Off-grid and disaster use

A solar oven is one tool in a larger emergency kitchen.

Solar cooking can help during blackouts and disasters, but only when the day cooperates. A serious plan also includes stored water, shelf-stable food, battery-backed refrigeration, efficient appliances, sanitation supplies, and no-cook meals.

  • Practice before the outage.
  • Use direct solar heat when the sun is strong.
  • Save battery power for refrigeration and critical loads.
  • Keep no-cook food for bad weather and night.
  • Throw out unsafe food instead of gambling.

Equipment questions

Do not buy the hottest claim. Buy or build for the food.

A solar oven should fit the job: learning, baking, demos, emergency meals, food truck samples, or serious high-heat cooking.

Should I build or buy a solar oven?

Build a simple one to learn the principles.
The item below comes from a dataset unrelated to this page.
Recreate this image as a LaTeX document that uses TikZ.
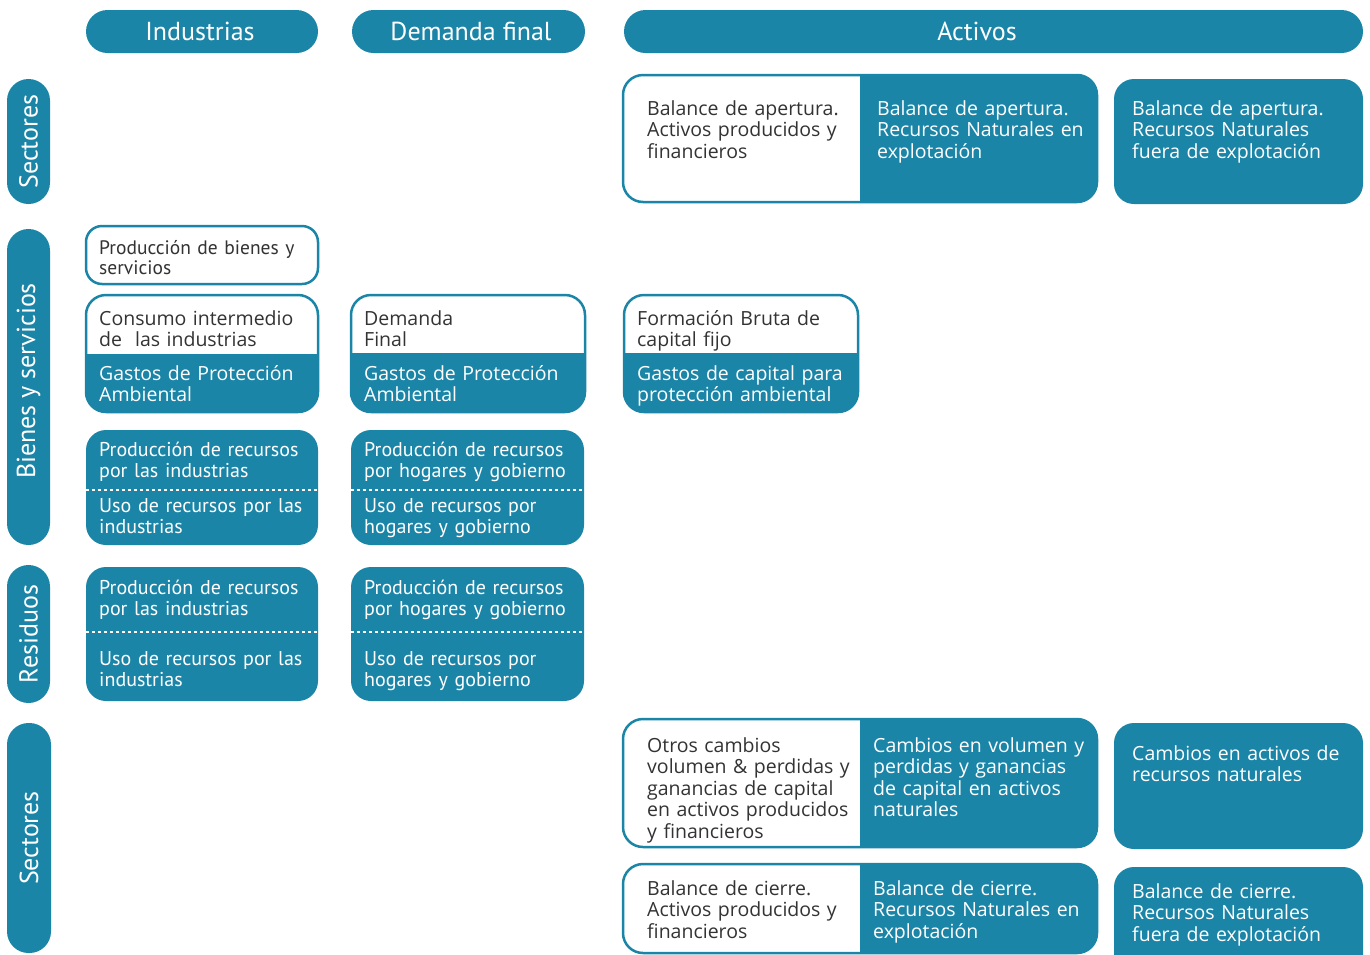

Buy or build a stronger one when you know what food you actually want to make. Homemade ovens teach a lot. Better ovens cook more reliably.

What type of solar oven is best?

Box ovens are good for steady baking. Panel cookers are simple and portable. Tube ovens can hold heat well. Parabolic cookers can be powerful but require more caution. The best choice depends on food, safety, portability, and operator skill.

Do I need batteries for solar cooking?

Not for direct solar oven cooking. Batteries matter when you want to cook at night, cook during cloudy weather, run appliances, protect refrigeration, or operate a food truck or off-grid kitchen.

Can a solar oven replace my kitchen?

No. It can be a useful tool, especially outdoors, during clear sun, for demos, for off-grid meals, and for emergency fuel savings. It does not replace a full kitchen in all weather and all times.

What accessories are worth having?

A food thermometer, oven thermometer, dark cookware, covered pot, dark baking tray, gloves, tongs, stable table, cleaning supplies, and a notebook are all useful.

Solar Baked

The answer is usually: start simple, use strong sun, measure, and take notes.

Solar baking becomes reliable when the cook stops guessing. Pick forgiving food, preheat hard, use dark cookware, re-aim the oven, protect safety, and make the next batch better.